Matti McLean is the kind of person admirers call “prodigy” and jealous types call “annoying.” At 26, he has already published his first novel and is well on his way to completing his second.
“I think I’ve always been a writer,” he says. “I remember writing a play for my church called Noah: the Untold Story… I was probably around ten or eleven.”

photo by Jerald Berezner, Toronto, 2011.

McLean is not only young; he is also prolific. “I am an extremely fast writer,” he admits. “A lot of it is because when I wrote plays, I didn’t edit them as I went… And so I think I cheat in that way, because that’s not how you’re supposed to write.” But McLean learned something from those plays that were dashed off in one night. Once the actors were on the stage—or the characters were in the novel—they would begin to interact and the story would evolve in wonderful ways.
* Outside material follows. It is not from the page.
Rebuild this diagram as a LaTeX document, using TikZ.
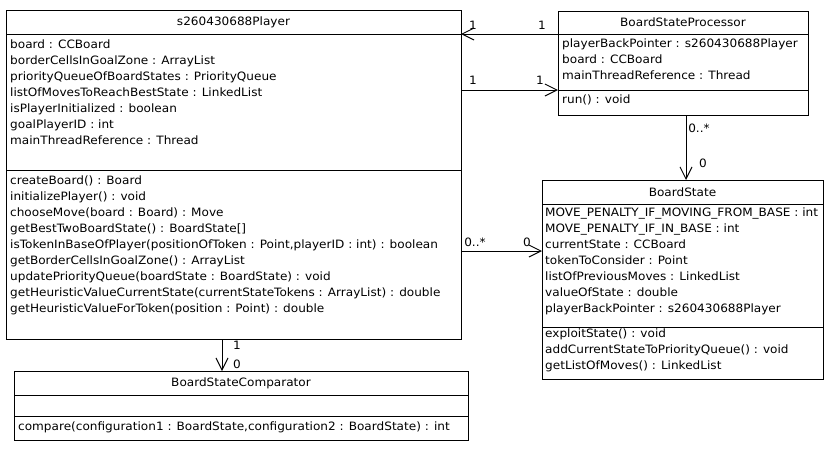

One of those evolutions took him from an unfinished story called “Five 5teps to Overthrow a Government” to his dystopian YA science-fiction novel Catalyst: Book One of the Saga of the Radicals. The novel, which was released by Brighter Books in May 2011, follows the story of a very confused young man named Micah who is flung head-first into a resistance movement against a dictatorial government when he is accosted by a corrupt police officer. Jacob, the mysterious fighter who saves Micah, leaves the protagonist with more questions than answers. Leon, who offers Micah governmental protection if he betrays Jacob and his fellow Radicals, is no better. And throughout all this Micah is struggling with his own unnerving new powers that seem to flare up uncontrollably and without warning.

McLean confesses that his story of an underground movement against controlling authorities may have come from his own distrust of government.
“I don’t like that they have all the power and it doesn’t feel like they’re listening to the people anymore,” he explains. “My whole thing with my books is that I want people to question things… I’m not saying that there’s a perfect way to do it. There just needs to be reciprocation.”
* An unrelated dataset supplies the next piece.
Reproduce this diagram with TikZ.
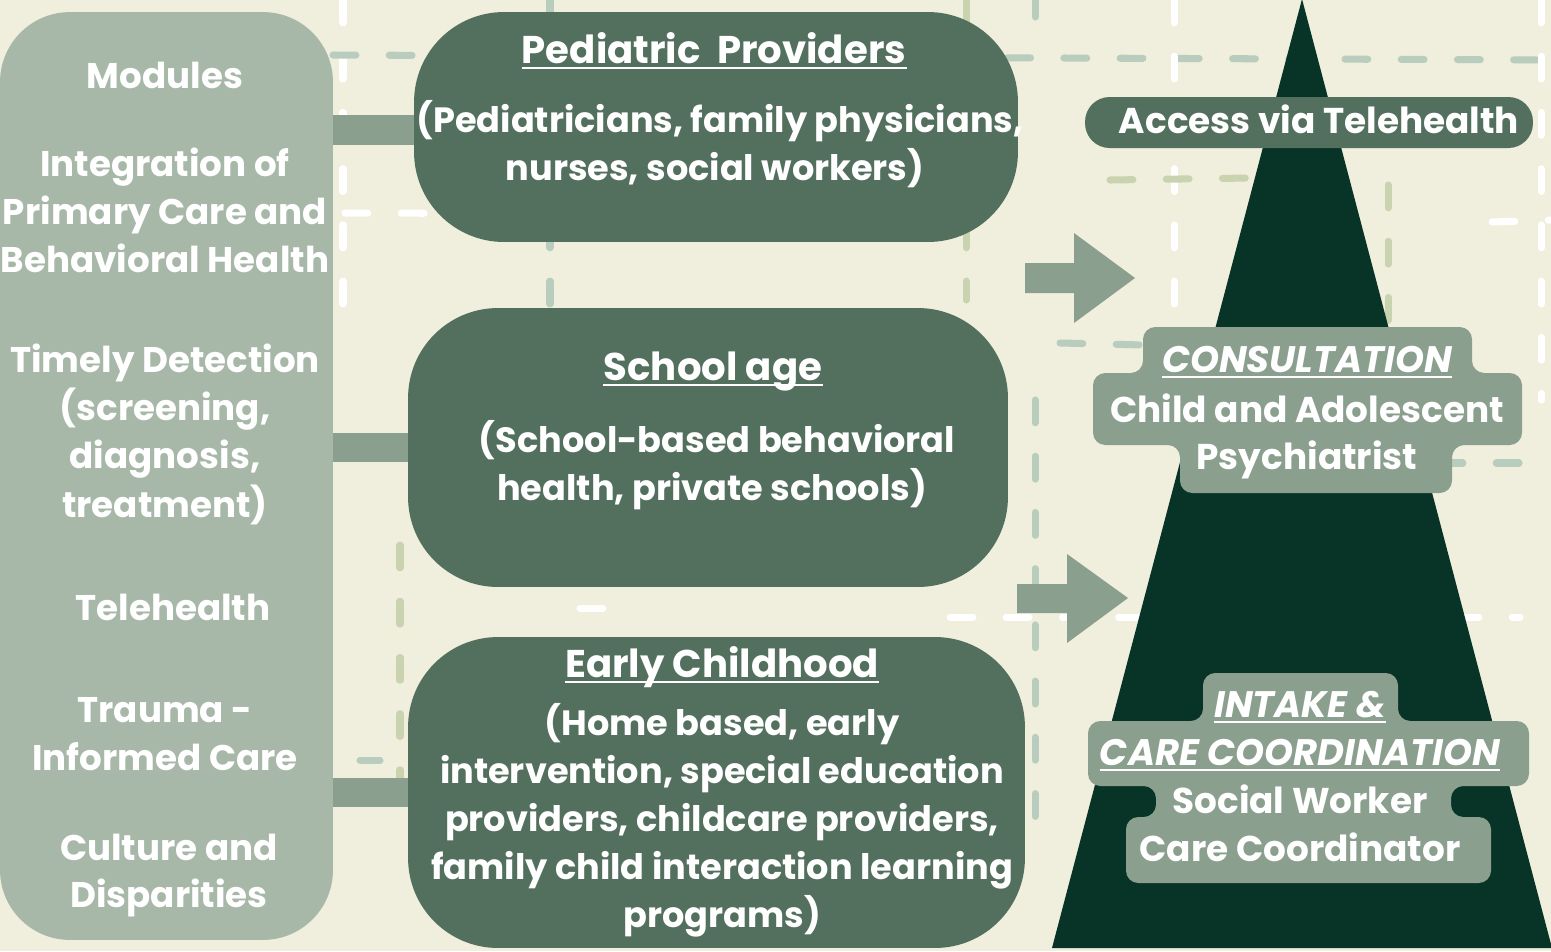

When he isn’t writing about overthrowing governments, this young writer works the clichéd job of serving coffee and the not-so-clichéd jobs of actor and occasional writer for the sci-fi television series Dark Rising: The Savage Tales of Summer Vale. He also acted in the film of the same name, playing the character Weeber. In his free time McLean creates web series, works on a movie he plans to produce, and directs plays, most of which he writes himself. Asked why he takes on so much at once, Mclean replies, “Money. I would like to get paid at some point. I would like to someday make a living off my art.”

In the meantime, it’s coffees by day, writing by night, and everything else in between.